Rute Rainbow Hill Golf ini relatif sepi dan jalannya
berkelok-kelok, naik turun, sepertinya sih kawasan ini merupakan kawasan dengan
satu pemilik yang akan dikembangkan menjadi kawasan perumahan dan wisata, kalau
untuk malam hari saya tidak merekomendasikan anda untuk melewati jalan ini,
apalagi sendirian. Tapi sebenarnya, asyik juga melewati jalan ini di kiri-kanan
ada lembah-lembah yang menantang untuk dihunting fotonya, aku coba menahan diri
karena terbatasnya waktu.
Sebelum keluar kawasan Rainbow Hill Golf (Bukit Pelangi
Golf) kita dihadapkan pada jalan Bulevard di kiri kanan ada pohonan berjejer,
di sini motor tanpa di gas pun akan berpacu cepat, karena jalannya lurus dan
menurun, wuih asyik banget, beberapa kali saya lepas tangan.
Jam 16.30 Rute sentul-Citeurep-Cilengsi telah kulewati,
sebaiknya kita mengambil rute pabrik Holcim lalu menuju Cilengsi sebab jalannya
lebih mulus dibanding mengambil jalan Mercedes Benz yang rusak dan berlubang.
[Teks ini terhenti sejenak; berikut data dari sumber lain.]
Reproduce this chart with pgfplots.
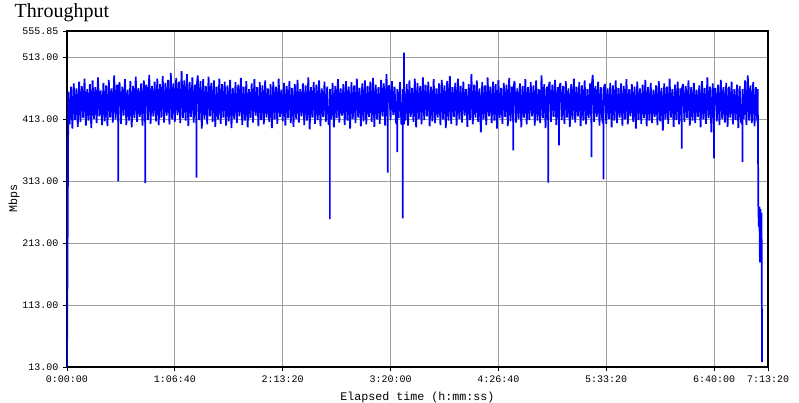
\documentclass[border=0pt]{standalone}
\usepackage{pgfplots}
\pgfplotsset{compat=1.18}
\usepackage{fontspec}
\setmainfont{Liberation Serif}
\setmonofont{Liberation Mono}

\begin{document}
\begin{tikzpicture}
\begin{axis}[
  at={(0,0)}, anchor=south west,
  scale only axis, width=525.75pt, height=252pt,
  xmin=0, xmax=26000, ymin=13, ymax=555.85,
  scaled x ticks=false, scaled y ticks=false,
  xtick={0,4000,8000,12000,16000,20000,24000,26000},
  xticklabels={0:00:00,1:06:40,2:13:20,3:20:00,4:26:40,5:33:20,6:40:00,7:13:20},
  ytick={13,113,213,313,413,513,555.85},
  yticklabels={13.00,113.00,213.00,313.00,413.00,513.00,555.85},
  tick align=outside, major tick length=3pt,
  xtick pos=bottom, ytick pos=left,
  grid=major, grid style={gray!75, line width=0.6pt},
  axis line style={black, line width=0.8pt},
  tick style={black, line width=0.6pt},
  ticklabel style={font=\ttfamily\fontsize{7.5}{9}\selectfont},
  xlabel={Elapsed time (h:mm:ss)}, ylabel={Mbps},
  xlabel style={font=\ttfamily\fontsize{8.75}{10}\selectfont, at={(axis description cs:0.5,0)}, anchor=north, yshift=-15pt},
  ylabel style={font=\ttfamily\fontsize{8.75}{10}\selectfont, at={(axis description cs:-0.0756,0.5)}, anchor=center},
]
\addplot[blue, line width=1.3pt, mark=none, line join=bevel] coordinates {
(0,13) (50,458) (100,405) (150,466) (200,398) (250,471) (300,412) (350,463) (400,401) (450,474)
(500,409) (550,467) (600,415) (650,479) (700,403) (750,462) (800,411) (850,470) (900,399) (950,476)
(1000,414) (1050,465) (1100,407) (1150,481) (1200,418) (1250,460) (1300,404) (1350,472) (1400,410) (1450,468)
(1500,402) (1550,477) (1600,416) (1650,463) (1700,408) (1750,484) (1800,413) (1850,469) (1900,405) (1900,313) (1900,462) (1950,473)
(2000,406) (2050,466) (2100,419) (2150,478) (2200,404) (2250,461) (2300,411) (2350,475) (2400,400) (2450,467)
(2500,415) (2550,482) (2600,409) (2650,464) (2700,417) (2750,471) (2800,403) (2850,476) (2900,405) (2900,310) (2900,462) (2950,469)
(3000,412) (3050,485) (3100,406) (3150,467) (3200,418) (3250,474) (3300,410) (3350,479) (3400,404) (3450,470)
(3500,416) (3550,483) (3600,408) (3650,472) (3700,419) (3750,477) (3800,405) (3850,488) (3900,413) (3950,471)
(4000,409) (4050,480) (4100,420) (4150,474) (4200,407) (4250,491) (4300,415) (4350,476) (4400,411) (4450,486)
(4500,402) (4550,473) (4600,417) (4650,481) (4700,408) (4750,469) (4800,405) (4800,319) (4800,462) (4850,484) (4900,412) (4950,475)
(5000,398) (5050,478) (5100,414) (5150,467) (5200,405) (5250,482) (5300,418) (5350,472) (5400,409) (5450,476)
(5500,401) (5550,466) (5600,413) (5650,479) (5700,406) (5750,470) (5800,416) (5850,474) (5900,403) (5950,468)
(6000,410) (6050,477) (6100,399) (6150,464) (6200,414) (6250,473) (6300,407) (6350,469) (6400,418) (6450,480)
(6500,404) (6550,466) (6600,411) (6650,475) (6700,400) (6750,462) (6800,415) (6850,471) (6900,408) (6950,478)
(7000,419) (7050,465) (7100,402) (7150,473) (7200,412) (7250,468) (7300,405) (7350,476) (7400,416) (7450,463)
(7500,409) (7550,470) (7600,399) (7650,474) (7700,413) (7750,466) (7800,406) (7850,479) (7900,417) (7950,461)
(8000,410) (8050,472) (8100,403) (8150,467) (8200,415) (8250,475) (8300,407) (8350,464) (8400,401) (8450,470)
(8500,414) (8550,477) (8600,408) (8650,462) (8700,418) (8750,471) (8800,404) (8850,468) (8900,411) (8950,481)
(9000,397) (9050,465) (9100,416) (9150,473) (9200,406) (9250,469) (9300,412) (9350,476) (9400,402) (9450,463)
(9500,417) (9550,474) (9600,409) (9650,466) (9700,405) (9750,405) (9750,252) (9750,462) (9800,413) (9850,472) (9900,400) (9950,467)
(10000,415) (10050,478) (10100,408) (10150,463) (10200,419) (10250,470) (10300,404) (10350,475) (10400,411) (10450,466)
(10500,398) (10550,473) (10600,414) (10650,468) (10700,407) (10750,479) (10800,416) (10850,464) (10900,402) (10950,471)
(11000,410) (11050,476) (11100,405) (11150,467) (11200,417) (11250,474) (11300,409) (11350,480) (11400,401) (11450,469)
(11500,413) (11550,465) (11600,406) (11650,477) (11700,418) (11750,471) (11800,403) (11850,486) (11900,405) (11900,327) (11900,462) (11950,468)
(12000,412) (12050,475) (12100,420) (12150,466) (12200,408) (12250,405) (12250,360) (12250,462) (12300,415) (12350,473) (12400,406) (12450,405) (12450,253) (12450,462)
(12500,405) (12500,521) (12500,462) (12550,411) (12600,470) (12650,403) (12700,476) (12750,417) (12800,464) (12850,409) (12900,479) (12950,400)
(13000,472) (13050,414) (13100,467) (13150,405) (13200,481) (13250,412) (13300,469) (13350,418) (13400,474) (13450,402)
(13500,466) (13550,410) (13600,478) (13650,407) (13700,463) (13750,416) (13800,471) (13850,404) (13900,477) (13950,413)
(14000,468) (14050,399) (14100,475) (14150,411) (14200,483) (14250,406) (14300,465) (14350,417) (14400,472) (14450,403)
(14500,479) (14550,414) (14600,467) (14650,408) (14700,474) (14750,419) (14800,462) (14850,401) (14900,470) (14950,412)
(15000,486) (15050,405) (15100,469) (15150,416) (15200,476) (15250,409) (15300,463) (15350,392) (15400,473) (15450,413)
(15500,468) (15550,404) (15600,481) (15650,418) (15700,466) (15750,407) (15800,474) (15850,411) (15900,470) (15950,398)
(16000,477) (16050,415) (16100,464) (16150,406) (16200,472) (16250,417) (16300,469) (16350,402) (16400,480) (16450,410)
(16500,466) (16550,405) (16550,363) (16550,462) (16600,475) (16650,408) (16700,463) (16750,414) (16800,471) (16850,400) (16900,467) (16950,416)
(17000,478) (17050,405) (17100,465) (17150,412) (17200,473) (17250,418) (17300,468) (17350,403) (17400,476) (17450,411)
(17500,462) (17550,407) (17600,484) (17650,415) (17700,470) (17750,399) (17800,466) (17850,405) (17850,311) (17850,462) (17900,474) (17950,409)
(18000,469) (18050,417) (18100,477) (18150,404) (18200,465) (18250,405) (18250,371) (18250,462) (18300,472) (18350,412) (18400,467) (18450,406)
(18500,475) (18550,416) (18600,463) (18650,401) (18700,470) (18750,413) (18800,479) (18850,408) (18900,466) (18950,418)
(19000,473) (19050,402) (19100,468) (19150,411) (19200,476) (19250,405) (19300,462) (19350,415) (19400,471) (19450,405) (19450,352) (19450,462)
(19500,485) (19550,409) (19600,467) (19650,417) (19700,474) (19750,403) (19800,465) (19850,412) (19900,405) (19900,316) (19900,462) (19950,470)
(20000,406) (20050,463) (20100,414) (20150,472) (20200,400) (20250,468) (20300,411) (20350,476) (20400,407) (20450,464)
(20500,416) (20550,471) (20600,403) (20650,467) (20700,413) (20750,478) (20800,405) (20850,462) (20900,418) (20950,470)
(21000,409) (21050,466) (21100,398) (21150,474) (21200,412) (21250,463) (21300,406) (21350,469) (21400,415) (21450,477)
(21500,402) (21550,465) (21600,411) (21650,472) (21700,407) (21750,461) (21800,417) (21850,468) (21900,404) (21950,475)
(22000,410) (22050,464) (22100,395) (22150,471) (22200,413) (22250,466) (22300,406) (22350,479) (22400,416) (22450,462)
(22500,401) (22550,469) (22600,412) (22650,474) (22700,405) (22750,463) (22800,405) (22800,366) (22800,462) (22850,470) (22900,409) (22950,467)
(23000,415) (23050,476) (23100,403) (23150,465) (23200,411) (23250,472) (23300,407) (23350,461) (23400,417) (23450,468)
(23500,400) (23550,475) (23600,413) (23650,464) (23700,406) (23750,481) (23800,415) (23850,466) (23900,392) (23950,471)
(24000,405) (24000,350) (24000,462) (24050,463) (24100,410) (24150,469) (24200,404) (24250,477) (24300,414) (24350,465) (24400,408) (24450,472)
(24500,401) (24550,466) (24600,416) (24650,474) (24700,405) (24750,462) (24800,412) (24850,469) (24900,399) (24950,467)
(25000,409) (25050,405) (25050,344) (25050,462) (25100,414) (25150,476) (25200,404) (25250,484) (25300,411) (25350,468) (25400,407) (25450,473)
(25500,402) (25550,465) (25600,410) (25620,462) (25640,277) (25660,240) (25680,272) (25700,182) (25720,268) (25740,225)
(25760,262) (25780,21)
};
\end{axis}
\node[anchor=base west, font=\fontsize{15}{17}\selectfont] at (-42.75pt,261.75pt) {Throughput};
\pgfresetboundingbox
\path (-50.25pt,-27pt) rectangle (549pt,275.25pt);
\end{tikzpicture}
\end{document}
Jam 17.42 aku sudah sampai di alun-alun Bekasi, artinya 30
menit kemudian, insya Alloh, aku sampai di rumah, setelah membeli sesuatu untuk
di bawa pulang, aku sampai di tengah-tengah kehangatan keluargaku. Peluk cium istri
dan anakku menambah kelengkapan kebahagianku.Jadi ingin touring lagi, kemana ya?